Tuesday, June 21, 2011

Will Bankruptcy Protect Against An IRS Lien on Your IRA

It happened this busy season. As you may know, we do our share – and then some – of tax representation work. I would say that, despite our size, we do as much representation work as many firms in Cincinnati.

So what happened? A client wanted to know whether the IRS could lien her IRA.

Do you know the answer?

I’ll give it to you momentarily

I was looking at a tax case called Miles v Commissioner. Corrie Miles ran up past due taxes.

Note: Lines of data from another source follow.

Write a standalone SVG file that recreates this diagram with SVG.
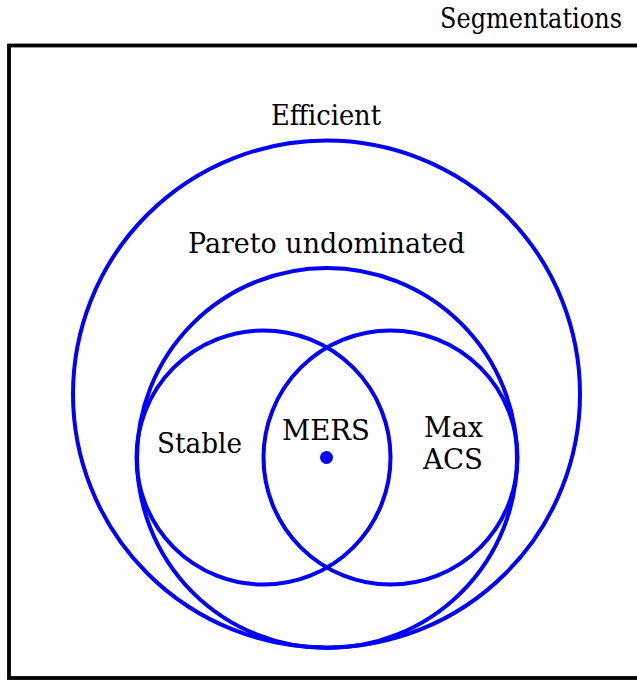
<svg xmlns="http://www.w3.org/2000/svg" width="637" height="681" viewBox="0 0 637 681">
<style>
.c{fill:none;stroke:#0000ff;stroke-width:4}
.t{font-family:"DejaVu Serif","Liberation Serif",serif;font-size:28px;fill:#000}
</style>
<rect width="637" height="681" fill="#fff"/>
<g id="segmentations">
<rect x="9" y="45.5" width="640" height="632.5" fill="none" stroke="#000" stroke-width="3.8"/>
<text class="t" x="440" y="28" textLength="182" lengthAdjust="spacingAndGlyphs">Segmentations</text>
</g>
<g id="efficient">
<circle class="c" cx="326.5" cy="394" r="253.5"/>
<text class="t" x="271" y="125" textLength="110" lengthAdjust="spacingAndGlyphs">Efficient</text>
</g>
<g id="pareto">
<circle class="c" cx="327" cy="458" r="190"/>
<text class="t" x="188" y="253" textLength="277" lengthAdjust="spacingAndGlyphs">Pareto undominated</text>
</g>
<g id="stable">
<circle class="c" cx="263.5" cy="457.5" r="127"/>
<text class="t" x="157" y="453" textLength="85" lengthAdjust="spacingAndGlyphs">Stable</text>
</g>
<g id="maxacs">
<circle class="c" cx="390.5" cy="457.5" r="127"/>
<text class="t" x="424" y="437" textLength="59" lengthAdjust="spacingAndGlyphs">Max</text>
<text class="t" x="423" y="469" textLength="60" lengthAdjust="spacingAndGlyphs">ACS</text>
</g>
<g id="mers">
<circle cx="326.5" cy="457.5" r="6.5" fill="#0000ff"/>
<text class="t" x="282" y="440" textLength="88" lengthAdjust="spacingAndGlyphs">MERS</text>
</g>
<g id="connectors"/>
</svg>
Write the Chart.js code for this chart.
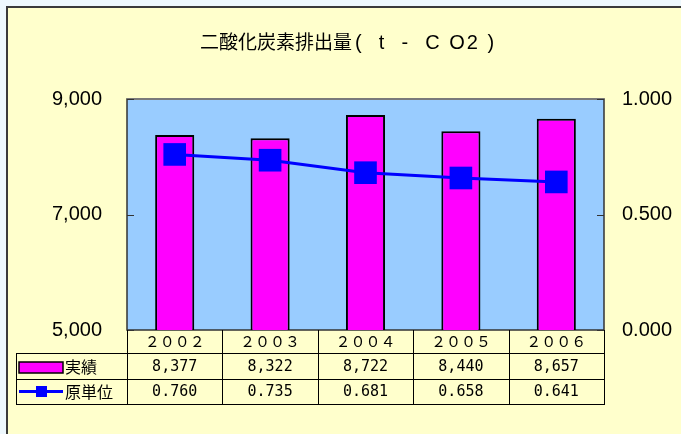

The IRS filed liens for 1997 and 1998 which attached to her IRA.

Note: Under Section 6321 if a taxpayer fails to pay a liability after notice and demand, the IRS can file a lien on taxpayer’s property and rights to property.

If it goes to the next step, the IRS is allowed under Section 6331 to seize and sell the property (unless it is exempt) subject to a federal tax lien.

Corrie Miles filed for bankruptcy in 2003. Her 1996, 1997 and 1998 taxes were discharged.

Remember: Taxes more than three years old can be discharged.

Can the IRS go against her IRA?

What is your answer? Did Corrie keep her IRA?

This case went through Appeals and the Supreme Court has just refused to give it cert. But it did go that high up the chain. The IRS won. Why? Although Corrie went through bankruptcy, the IRS had a priority position going in to bankruptcy. The bankruptcy will not wipe out the lien. The IRS could proceed against Corrie’s IRA to the tune of $142,000 – the balance in the IRA before she went into bankruptcy.